Copy the data that follows, character for character, minus the pictures.

* [COLLECTED MATERIAL]
====

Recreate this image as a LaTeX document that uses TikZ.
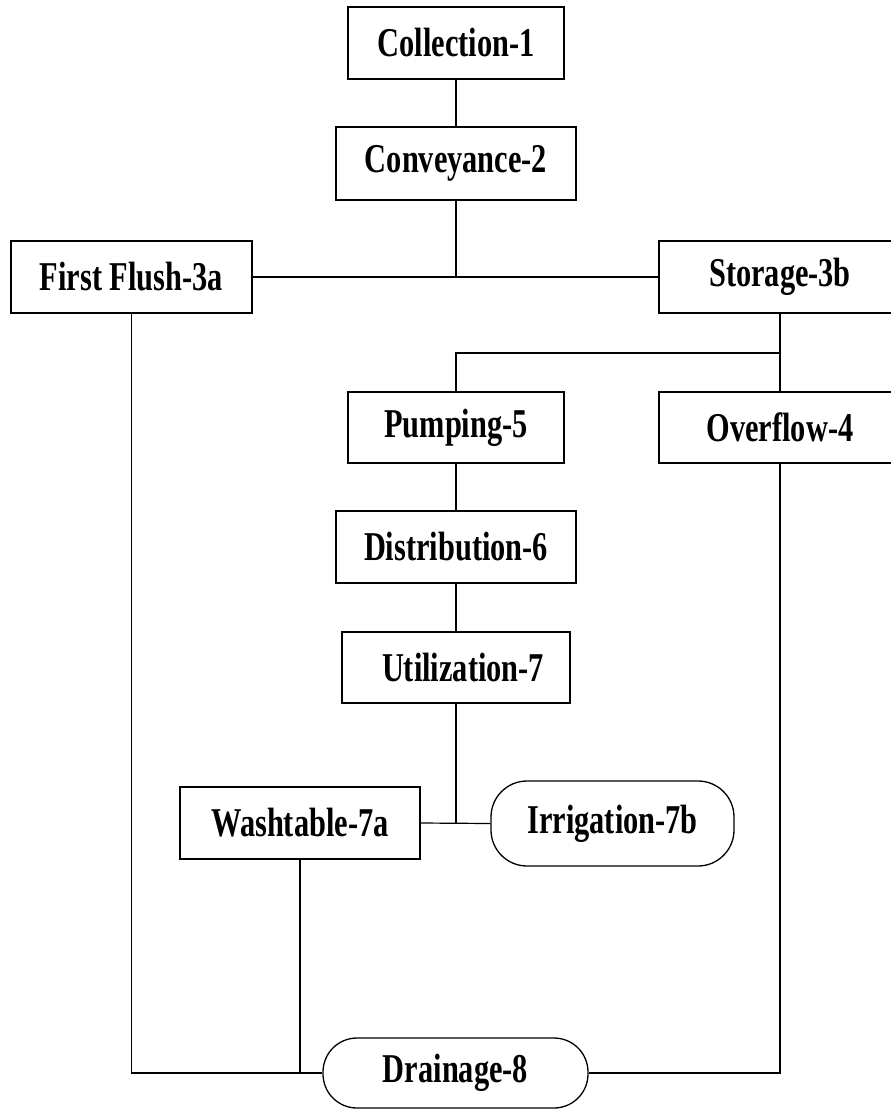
\documentclass[tikz,border=0pt]{standalone}
\usepackage{graphicx}
\usepackage{fontspec}
\setmainfont{Liberation Serif}
\newcommand{\tall}[1]{\scalebox{0.98}[1.32]{#1}}
\tikzset{
  stage/.style={draw, line width=1.3pt, inner sep=0pt, font=\fontsize{31}{36}\selectfont\bfseries},
  pill/.style={stage, rounded corners=36pt},
  pipe/.style={line width=1.2pt}
}
\begin{document}
\begin{tikzpicture}[x=1pt,y=-1pt]
            \useasboundingbox (0,0) rectangle (891,1109);

            % stages
            \node[stage, minimum width=216pt, minimum height=72pt] (collect) at (456,43) {\tall{Collection-1}};
            \node[stage, minimum width=240pt, minimum height=73pt] (convey) at (456,163.5) {\tall{Conveyance-2}};
            \node[stage, minimum width=241pt, minimum height=72pt] (flush) at (131.5,277) {\tall{First Flush-3a}};
            \node[stage, minimum width=242pt, minimum height=72pt] (store) at (780,277) {\tall{Storage-3b}};
            \node[stage, minimum width=216pt, minimum height=71pt] (pump) at (456,427.5) {\tall{Pumping-5}\hspace{18pt}};
            \node[stage, minimum width=242pt, minimum height=71pt] (overflow) at (780,427.5) {\tall{Overflow-4}};
            \node[stage, minimum width=240pt, minimum height=72pt] (distrib) at (456,547) {\tall{Distribution-6}};
            \node[stage, minimum width=228pt, minimum height=71pt] (util) at (456,667.5) {\hspace{14pt}\tall{Utilization-7}};
            \node[stage, minimum width=240pt, minimum height=72pt] (wash) at (300,823) {\tall{Washtable-7a}};
            \node[pill, minimum width=243pt, minimum height=85pt] (irrig) at (612.5,823.5) {\tall{Irrigation-7b}};
            \node[pill, rounded corners=34pt, minimum width=265pt, minimum height=70pt] (drain) at (455.5,1073) {\tall{Drainage-8}};

            % junctions
            \coordinate (split) at (456,277);
            \coordinate (tankout) at (780,353);
            \coordinate (pumpin) at (456,353);
            \coordinate (use) at (456,823);

            % pipes
            \draw[pipe] (collect) -- (convey);
            \draw[pipe] (convey.south) -- (split);
            \draw[pipe] (flush.east) -- (store.west);
            \draw[pipe] (store.south) -- (overflow.north);
            \draw[pipe] (tankout) -- (pumpin) -- (pump.north);
            \draw[pipe] (pump) -- (distrib);
            \draw[pipe] (distrib) -- (util);
            \draw[pipe] (util.south) -- (use);
            \draw[pipe] (wash.east) -- (irrig.west);
            \draw[pipe] (flush.south) |- (drain.west);
            \draw[pipe] (wash.south) -- (wash.south |- drain.west);
            \draw[pipe] (overflow.south) |- (drain.east);
\end{tikzpicture}
\end{document}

====

* [PROBLEM SOLUTION]
Recreate this image as a LaTeX document that uses TikZ.
\documentclass[tikz,border=0pt]{standalone}
\usepackage{graphicx}
\usepackage{fontspec}
\setmainfont{Liberation Serif}
\newcommand{\tall}[1]{\scalebox{0.98}[1.32]{#1}}
\tikzset{
  stage/.style={draw, line width=1.3pt, inner sep=0pt, font=\fontsize{31}{36}\selectfont\bfseries},
  pill/.style={stage, rounded corners=36pt},
  pipe/.style={line width=1.2pt}
}
\begin{document}
\begin{tikzpicture}[x=1pt,y=-1pt]
            \useasboundingbox (0,0) rectangle (891,1109);

            % stages
            \node[stage, minimum width=216pt, minimum height=72pt] (collect) at (456,43) {\tall{Collection-1}};
            \node[stage, minimum width=240pt, minimum height=73pt] (convey) at (456,163.5) {\tall{Conveyance-2}};
            \node[stage, minimum width=241pt, minimum height=72pt] (flush) at (131.5,277) {\tall{First Flush-3a}};
            \node[stage, minimum width=242pt, minimum height=72pt] (store) at (780,277) {\tall{Storage-3b}};
            \node[stage, minimum width=216pt, minimum height=71pt] (pump) at (456,427.5) {\tall{Pumping-5}\hspace{18pt}};
            \node[stage, minimum width=242pt, minimum height=71pt] (overflow) at (780,427.5) {\tall{Overflow-4}};
            \node[stage, minimum width=240pt, minimum height=72pt] (distrib) at (456,547) {\tall{Distribution-6}};
            \node[stage, minimum width=228pt, minimum height=71pt] (util) at (456,667.5) {\hspace{14pt}\tall{Utilization-7}};
            \node[stage, minimum width=240pt, minimum height=72pt] (wash) at (300,823) {\tall{Washtable-7a}};
            \node[pill, minimum width=243pt, minimum height=85pt] (irrig) at (612.5,823.5) {\tall{Irrigation-7b}};
            \node[pill, rounded corners=34pt, minimum width=265pt, minimum height=70pt] (drain) at (455.5,1073) {\tall{Drainage-8}};

            % junctions
            \coordinate (split) at (456,277);
            \coordinate (tankout) at (780,353);
            \coordinate (pumpin) at (456,353);
            \coordinate (use) at (456,823);

            % pipes
            \draw[pipe] (collect) -- (convey);
            \draw[pipe] (convey.south) -- (split);
            \draw[pipe] (flush.east) -- (store.west);
            \draw[pipe] (store.south) -- (overflow.north);
            \draw[pipe] (tankout) -- (pumpin) -- (pump.north);
            \draw[pipe] (pump) -- (distrib);
            \draw[pipe] (distrib) -- (util);
            \draw[pipe] (util.south) -- (use);
            \draw[pipe] (wash.east) -- (irrig.west);
            \draw[pipe] (flush.south) |- (drain.west);
            \draw[pipe] (wash.south) -- (wash.south |- drain.west);
            \draw[pipe] (overflow.south) |- (drain.east);
\end{tikzpicture}
\end{document}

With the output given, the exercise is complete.